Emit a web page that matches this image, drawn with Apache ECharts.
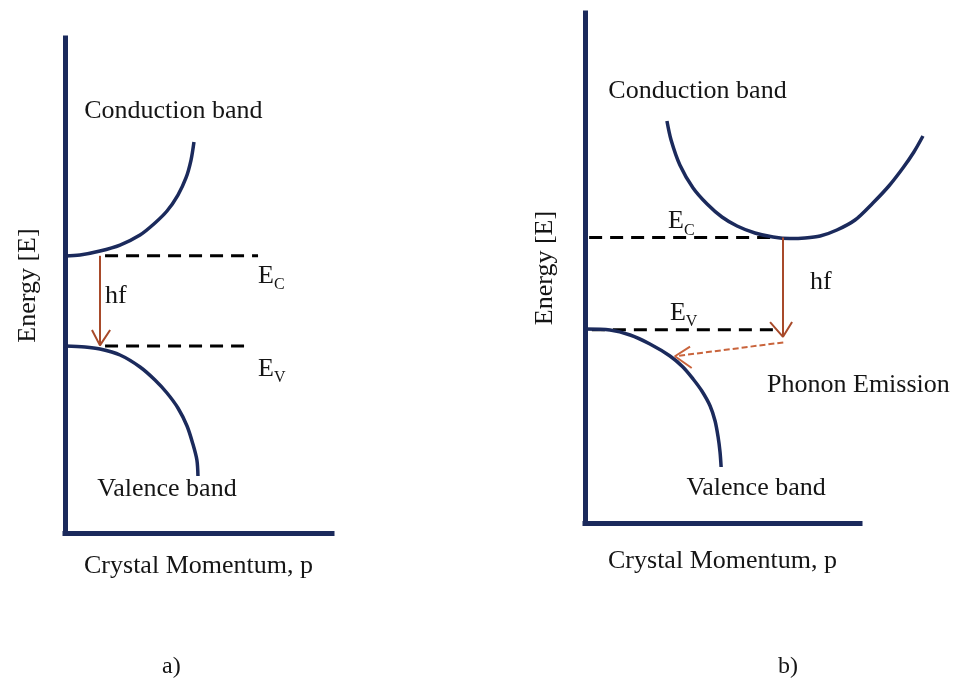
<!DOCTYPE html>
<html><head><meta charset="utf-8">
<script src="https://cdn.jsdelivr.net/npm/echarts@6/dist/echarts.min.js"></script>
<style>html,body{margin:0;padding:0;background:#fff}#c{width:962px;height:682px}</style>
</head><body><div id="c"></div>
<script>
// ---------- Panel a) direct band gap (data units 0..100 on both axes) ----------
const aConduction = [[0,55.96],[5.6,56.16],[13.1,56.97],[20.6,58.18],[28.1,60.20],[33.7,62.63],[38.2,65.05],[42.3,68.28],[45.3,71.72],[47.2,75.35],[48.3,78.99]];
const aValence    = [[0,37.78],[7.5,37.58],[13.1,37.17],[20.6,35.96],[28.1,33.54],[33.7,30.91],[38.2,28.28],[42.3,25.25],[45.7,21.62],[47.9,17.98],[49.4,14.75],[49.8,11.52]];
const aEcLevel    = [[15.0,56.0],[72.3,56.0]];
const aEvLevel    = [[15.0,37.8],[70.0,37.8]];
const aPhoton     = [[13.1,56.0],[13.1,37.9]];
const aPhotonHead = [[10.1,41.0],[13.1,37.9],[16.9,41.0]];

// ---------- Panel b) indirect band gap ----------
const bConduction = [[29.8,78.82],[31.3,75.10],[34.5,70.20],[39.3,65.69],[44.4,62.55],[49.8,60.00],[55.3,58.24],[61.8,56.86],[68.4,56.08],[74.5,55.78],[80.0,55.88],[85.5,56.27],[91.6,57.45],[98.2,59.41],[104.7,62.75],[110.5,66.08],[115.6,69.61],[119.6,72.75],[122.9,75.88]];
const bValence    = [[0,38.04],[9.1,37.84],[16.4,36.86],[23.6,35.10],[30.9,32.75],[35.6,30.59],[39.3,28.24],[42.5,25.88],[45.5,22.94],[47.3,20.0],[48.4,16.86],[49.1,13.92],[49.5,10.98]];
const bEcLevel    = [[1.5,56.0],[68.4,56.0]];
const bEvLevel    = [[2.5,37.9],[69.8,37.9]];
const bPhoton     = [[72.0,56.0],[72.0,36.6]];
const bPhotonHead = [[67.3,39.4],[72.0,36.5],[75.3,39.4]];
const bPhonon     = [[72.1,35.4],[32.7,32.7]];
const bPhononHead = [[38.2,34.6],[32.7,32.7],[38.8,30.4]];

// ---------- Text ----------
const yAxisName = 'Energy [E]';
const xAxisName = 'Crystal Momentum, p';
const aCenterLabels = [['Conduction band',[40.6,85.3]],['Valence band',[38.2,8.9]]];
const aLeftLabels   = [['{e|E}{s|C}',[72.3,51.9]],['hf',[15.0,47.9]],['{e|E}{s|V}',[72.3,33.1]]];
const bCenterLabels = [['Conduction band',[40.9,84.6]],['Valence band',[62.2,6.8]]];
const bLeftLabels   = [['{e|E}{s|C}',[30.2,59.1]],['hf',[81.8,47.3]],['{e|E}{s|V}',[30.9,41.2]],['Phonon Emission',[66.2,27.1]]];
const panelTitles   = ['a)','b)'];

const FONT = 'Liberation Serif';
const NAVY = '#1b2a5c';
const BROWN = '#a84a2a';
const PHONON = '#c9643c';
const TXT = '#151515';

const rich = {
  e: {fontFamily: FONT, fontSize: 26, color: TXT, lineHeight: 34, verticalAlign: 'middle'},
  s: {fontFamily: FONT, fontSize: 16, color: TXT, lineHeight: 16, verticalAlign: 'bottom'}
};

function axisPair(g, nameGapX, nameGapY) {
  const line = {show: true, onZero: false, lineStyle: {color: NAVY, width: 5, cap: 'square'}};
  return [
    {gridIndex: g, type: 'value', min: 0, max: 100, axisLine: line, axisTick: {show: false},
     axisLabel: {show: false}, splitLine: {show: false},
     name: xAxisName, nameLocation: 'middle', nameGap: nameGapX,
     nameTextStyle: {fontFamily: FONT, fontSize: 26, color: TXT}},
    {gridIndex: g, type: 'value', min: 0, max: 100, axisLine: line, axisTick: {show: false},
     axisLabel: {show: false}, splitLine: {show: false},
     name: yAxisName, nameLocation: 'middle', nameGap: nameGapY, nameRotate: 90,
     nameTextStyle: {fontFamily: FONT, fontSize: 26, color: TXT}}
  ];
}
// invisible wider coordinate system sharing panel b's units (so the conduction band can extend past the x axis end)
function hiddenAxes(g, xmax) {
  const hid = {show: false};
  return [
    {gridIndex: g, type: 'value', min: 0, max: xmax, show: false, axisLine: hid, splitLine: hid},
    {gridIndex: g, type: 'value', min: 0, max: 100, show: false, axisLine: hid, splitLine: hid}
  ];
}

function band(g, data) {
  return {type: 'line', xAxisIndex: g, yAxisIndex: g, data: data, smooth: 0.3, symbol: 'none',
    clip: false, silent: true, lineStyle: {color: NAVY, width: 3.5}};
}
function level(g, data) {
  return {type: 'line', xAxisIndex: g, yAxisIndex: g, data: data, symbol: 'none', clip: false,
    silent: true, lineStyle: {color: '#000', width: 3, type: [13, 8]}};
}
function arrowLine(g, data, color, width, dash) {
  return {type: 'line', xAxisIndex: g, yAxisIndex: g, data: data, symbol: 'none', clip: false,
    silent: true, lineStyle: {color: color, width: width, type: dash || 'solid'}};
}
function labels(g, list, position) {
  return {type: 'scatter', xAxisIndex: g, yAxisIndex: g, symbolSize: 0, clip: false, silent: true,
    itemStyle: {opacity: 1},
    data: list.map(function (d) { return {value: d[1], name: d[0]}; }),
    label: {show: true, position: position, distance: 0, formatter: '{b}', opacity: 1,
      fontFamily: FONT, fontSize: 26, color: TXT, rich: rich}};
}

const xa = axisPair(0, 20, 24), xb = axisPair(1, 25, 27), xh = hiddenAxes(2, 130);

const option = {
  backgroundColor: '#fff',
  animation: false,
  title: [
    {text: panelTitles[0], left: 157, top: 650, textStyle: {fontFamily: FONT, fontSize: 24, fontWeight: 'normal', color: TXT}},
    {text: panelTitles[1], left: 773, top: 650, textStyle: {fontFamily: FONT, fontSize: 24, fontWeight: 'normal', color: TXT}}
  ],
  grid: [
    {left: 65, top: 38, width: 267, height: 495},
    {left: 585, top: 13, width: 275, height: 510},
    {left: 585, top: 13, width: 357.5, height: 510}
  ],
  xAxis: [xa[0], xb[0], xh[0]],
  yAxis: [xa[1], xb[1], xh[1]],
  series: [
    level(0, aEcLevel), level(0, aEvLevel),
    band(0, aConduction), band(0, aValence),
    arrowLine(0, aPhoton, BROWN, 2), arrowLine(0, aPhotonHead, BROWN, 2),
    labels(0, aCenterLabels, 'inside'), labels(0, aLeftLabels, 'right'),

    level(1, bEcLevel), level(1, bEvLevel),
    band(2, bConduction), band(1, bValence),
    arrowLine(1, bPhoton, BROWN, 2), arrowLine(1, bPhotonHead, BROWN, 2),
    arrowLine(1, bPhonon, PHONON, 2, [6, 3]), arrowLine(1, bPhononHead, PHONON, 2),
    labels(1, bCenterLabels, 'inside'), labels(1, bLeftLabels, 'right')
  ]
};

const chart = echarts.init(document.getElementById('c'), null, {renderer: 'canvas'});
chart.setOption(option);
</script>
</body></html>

________________________

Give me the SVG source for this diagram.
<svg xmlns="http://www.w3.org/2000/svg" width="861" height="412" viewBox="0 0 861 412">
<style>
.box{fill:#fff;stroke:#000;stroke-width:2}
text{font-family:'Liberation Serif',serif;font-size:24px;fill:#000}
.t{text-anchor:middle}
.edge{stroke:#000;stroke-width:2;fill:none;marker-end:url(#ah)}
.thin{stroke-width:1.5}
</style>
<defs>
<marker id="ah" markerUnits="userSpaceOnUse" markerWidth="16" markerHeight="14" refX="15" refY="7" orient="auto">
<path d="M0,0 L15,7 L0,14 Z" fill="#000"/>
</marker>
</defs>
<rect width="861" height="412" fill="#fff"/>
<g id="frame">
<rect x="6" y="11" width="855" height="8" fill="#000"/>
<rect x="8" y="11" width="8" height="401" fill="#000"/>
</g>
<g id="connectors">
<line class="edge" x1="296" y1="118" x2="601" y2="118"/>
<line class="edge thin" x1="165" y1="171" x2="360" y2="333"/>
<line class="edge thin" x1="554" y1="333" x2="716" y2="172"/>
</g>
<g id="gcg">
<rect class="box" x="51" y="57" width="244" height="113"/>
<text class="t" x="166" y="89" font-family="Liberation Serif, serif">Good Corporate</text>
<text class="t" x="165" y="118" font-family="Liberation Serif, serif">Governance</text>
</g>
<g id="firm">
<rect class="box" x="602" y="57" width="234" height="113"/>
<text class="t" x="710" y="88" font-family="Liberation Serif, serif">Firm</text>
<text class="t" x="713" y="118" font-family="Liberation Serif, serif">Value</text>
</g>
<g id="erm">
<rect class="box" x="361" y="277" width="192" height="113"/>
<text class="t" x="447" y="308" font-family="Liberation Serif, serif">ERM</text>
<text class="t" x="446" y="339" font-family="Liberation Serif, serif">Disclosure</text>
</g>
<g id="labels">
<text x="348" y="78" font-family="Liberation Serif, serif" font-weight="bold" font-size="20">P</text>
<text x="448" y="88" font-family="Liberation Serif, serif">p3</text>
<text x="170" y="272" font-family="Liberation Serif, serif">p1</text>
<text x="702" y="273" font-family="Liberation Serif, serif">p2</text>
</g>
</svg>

________________________

*Stated goal*: Omit all pictures and repeat exactly the lines from the one containing "Emit a web page" through the one containing "const aPhotonHead = [[10.1,41.0],[13.1,37.9],[16.9,41.0]];", ends included, with nothing added.

*Solution*:
Emit a web page that matches this image, drawn with Apache ECharts.
<!DOCTYPE html>
<html><head><meta charset="utf-8">
<script src="https://cdn.jsdelivr.net/npm/echarts@6/dist/echarts.min.js"></script>
<style>html,body{margin:0;padding:0;background:#fff}#c{width:962px;height:682px}</style>
</head><body><div id="c"></div>
<script>
// ---------- Panel a) direct band gap (data units 0..100 on both axes) ----------
const aConduction = [[0,55.96],[5.6,56.16],[13.1,56.97],[20.6,58.18],[28.1,60.20],[33.7,62.63],[38.2,65.05],[42.3,68.28],[45.3,71.72],[47.2,75.35],[48.3,78.99]];
const aValence    = [[0,37.78],[7.5,37.58],[13.1,37.17],[20.6,35.96],[28.1,33.54],[33.7,30.91],[38.2,28.28],[42.3,25.25],[45.7,21.62],[47.9,17.98],[49.4,14.75],[49.8,11.52]];
const aEcLevel    = [[15.0,56.0],[72.3,56.0]];
const aEvLevel    = [[15.0,37.8],[70.0,37.8]];
const aPhoton     = [[13.1,56.0],[13.1,37.9]];
const aPhotonHead = [[10.1,41.0],[13.1,37.9],[16.9,41.0]];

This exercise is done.